— BEGIN Dataset section —

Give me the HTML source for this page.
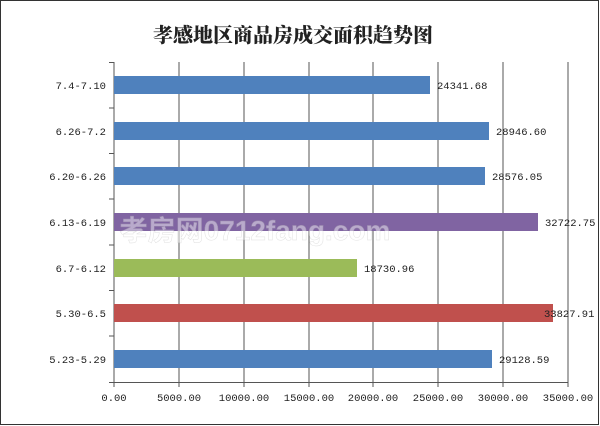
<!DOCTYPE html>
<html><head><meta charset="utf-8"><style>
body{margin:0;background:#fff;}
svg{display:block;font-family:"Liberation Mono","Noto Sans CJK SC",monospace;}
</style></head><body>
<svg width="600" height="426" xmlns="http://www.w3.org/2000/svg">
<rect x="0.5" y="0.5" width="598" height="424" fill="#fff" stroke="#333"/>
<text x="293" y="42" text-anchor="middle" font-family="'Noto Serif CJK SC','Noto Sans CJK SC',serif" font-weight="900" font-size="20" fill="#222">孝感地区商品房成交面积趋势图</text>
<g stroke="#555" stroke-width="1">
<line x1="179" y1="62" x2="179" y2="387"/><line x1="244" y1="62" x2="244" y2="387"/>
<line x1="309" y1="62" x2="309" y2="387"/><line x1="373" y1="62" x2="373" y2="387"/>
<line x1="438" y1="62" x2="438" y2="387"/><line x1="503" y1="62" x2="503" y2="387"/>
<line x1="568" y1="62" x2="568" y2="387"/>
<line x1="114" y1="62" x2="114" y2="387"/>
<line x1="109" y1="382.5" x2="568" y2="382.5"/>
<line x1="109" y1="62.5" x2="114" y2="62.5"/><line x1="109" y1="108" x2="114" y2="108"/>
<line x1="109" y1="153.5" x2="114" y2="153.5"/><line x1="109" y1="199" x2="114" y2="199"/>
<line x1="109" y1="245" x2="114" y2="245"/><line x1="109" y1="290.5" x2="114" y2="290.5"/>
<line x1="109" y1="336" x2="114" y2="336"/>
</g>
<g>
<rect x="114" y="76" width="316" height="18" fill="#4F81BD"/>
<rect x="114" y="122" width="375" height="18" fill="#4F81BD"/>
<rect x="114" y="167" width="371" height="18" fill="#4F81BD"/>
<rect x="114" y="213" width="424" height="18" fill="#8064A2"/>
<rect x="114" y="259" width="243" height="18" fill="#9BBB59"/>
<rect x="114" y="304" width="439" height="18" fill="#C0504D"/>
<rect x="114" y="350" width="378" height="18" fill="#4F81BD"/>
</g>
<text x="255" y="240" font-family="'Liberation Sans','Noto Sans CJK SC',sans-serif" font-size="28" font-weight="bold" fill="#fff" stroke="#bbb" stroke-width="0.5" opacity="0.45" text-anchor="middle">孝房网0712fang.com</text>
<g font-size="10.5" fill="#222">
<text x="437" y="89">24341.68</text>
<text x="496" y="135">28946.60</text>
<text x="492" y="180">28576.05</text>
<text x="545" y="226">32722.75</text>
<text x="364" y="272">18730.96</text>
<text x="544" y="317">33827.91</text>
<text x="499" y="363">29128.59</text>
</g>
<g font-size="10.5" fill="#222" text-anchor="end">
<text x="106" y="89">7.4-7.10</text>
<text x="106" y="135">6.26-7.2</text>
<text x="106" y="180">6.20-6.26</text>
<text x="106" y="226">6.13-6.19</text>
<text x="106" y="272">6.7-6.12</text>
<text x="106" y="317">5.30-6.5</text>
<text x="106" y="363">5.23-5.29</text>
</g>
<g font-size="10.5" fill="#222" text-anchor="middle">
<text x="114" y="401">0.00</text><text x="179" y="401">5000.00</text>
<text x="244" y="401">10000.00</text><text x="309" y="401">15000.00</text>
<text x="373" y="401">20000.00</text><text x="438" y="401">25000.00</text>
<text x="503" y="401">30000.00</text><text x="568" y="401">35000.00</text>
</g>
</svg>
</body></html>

— END Dataset section —

To be done –
Quote the data above in full, leaving out the pictures it holds.

Exercise solution –
Give me the HTML source for this page.
<!DOCTYPE html>
<html><head><meta charset="utf-8"><style>
body{margin:0;background:#fff;}
svg{display:block;font-family:"Liberation Mono","Noto Sans CJK SC",monospace;}
</style></head><body>
<svg width="600" height="426" xmlns="http://www.w3.org/2000/svg">
<rect x="0.5" y="0.5" width="598" height="424" fill="#fff" stroke="#333"/>
<text x="293" y="42" text-anchor="middle" font-family="'Noto Serif CJK SC','Noto Sans CJK SC',serif" font-weight="900" font-size="20" fill="#222">孝感地区商品房成交面积趋势图</text>
<g stroke="#555" stroke-width="1">
<line x1="179" y1="62" x2="179" y2="387"/><line x1="244" y1="62" x2="244" y2="387"/>
<line x1="309" y1="62" x2="309" y2="387"/><line x1="373" y1="62" x2="373" y2="387"/>
<line x1="438" y1="62" x2="438" y2="387"/><line x1="503" y1="62" x2="503" y2="387"/>
<line x1="568" y1="62" x2="568" y2="387"/>
<line x1="114" y1="62" x2="114" y2="387"/>
<line x1="109" y1="382.5" x2="568" y2="382.5"/>
<line x1="109" y1="62.5" x2="114" y2="62.5"/><line x1="109" y1="108" x2="114" y2="108"/>
<line x1="109" y1="153.5" x2="114" y2="153.5"/><line x1="109" y1="199" x2="114" y2="199"/>
<line x1="109" y1="245" x2="114" y2="245"/><line x1="109" y1="290.5" x2="114" y2="290.5"/>
<line x1="109" y1="336" x2="114" y2="336"/>
</g>
<g>
<rect x="114" y="76" width="316" height="18" fill="#4F81BD"/>
<rect x="114" y="122" width="375" height="18" fill="#4F81BD"/>
<rect x="114" y="167" width="371" height="18" fill="#4F81BD"/>
<rect x="114" y="213" width="424" height="18" fill="#8064A2"/>
<rect x="114" y="259" width="243" height="18" fill="#9BBB59"/>
<rect x="114" y="304" width="439" height="18" fill="#C0504D"/>
<rect x="114" y="350" width="378" height="18" fill="#4F81BD"/>
</g>
<text x="255" y="240" font-family="'Liberation Sans','Noto Sans CJK SC',sans-serif" font-size="28" font-weight="bold" fill="#fff" stroke="#bbb" stroke-width="0.5" opacity="0.45" text-anchor="middle">孝房网0712fang.com</text>
<g font-size="10.5" fill="#222">
<text x="437" y="89">24341.68</text>
<text x="496" y="135">28946.60</text>
<text x="492" y="180">28576.05</text>
<text x="545" y="226">32722.75</text>
<text x="364" y="272">18730.96</text>
<text x="544" y="317">33827.91</text>
<text x="499" y="363">29128.59</text>
</g>
<g font-size="10.5" fill="#222" text-anchor="end">
<text x="106" y="89">7.4-7.10</text>
<text x="106" y="135">6.26-7.2</text>
<text x="106" y="180">6.20-6.26</text>
<text x="106" y="226">6.13-6.19</text>
<text x="106" y="272">6.7-6.12</text>
<text x="106" y="317">5.30-6.5</text>
<text x="106" y="363">5.23-5.29</text>
</g>
<g font-size="10.5" fill="#222" text-anchor="middle">
<text x="114" y="401">0.00</text><text x="179" y="401">5000.00</text>
<text x="244" y="401">10000.00</text><text x="309" y="401">15000.00</text>
<text x="373" y="401">20000.00</text><text x="438" y="401">25000.00</text>
<text x="503" y="401">30000.00</text><text x="568" y="401">35000.00</text>
</g>
</svg>
</body></html>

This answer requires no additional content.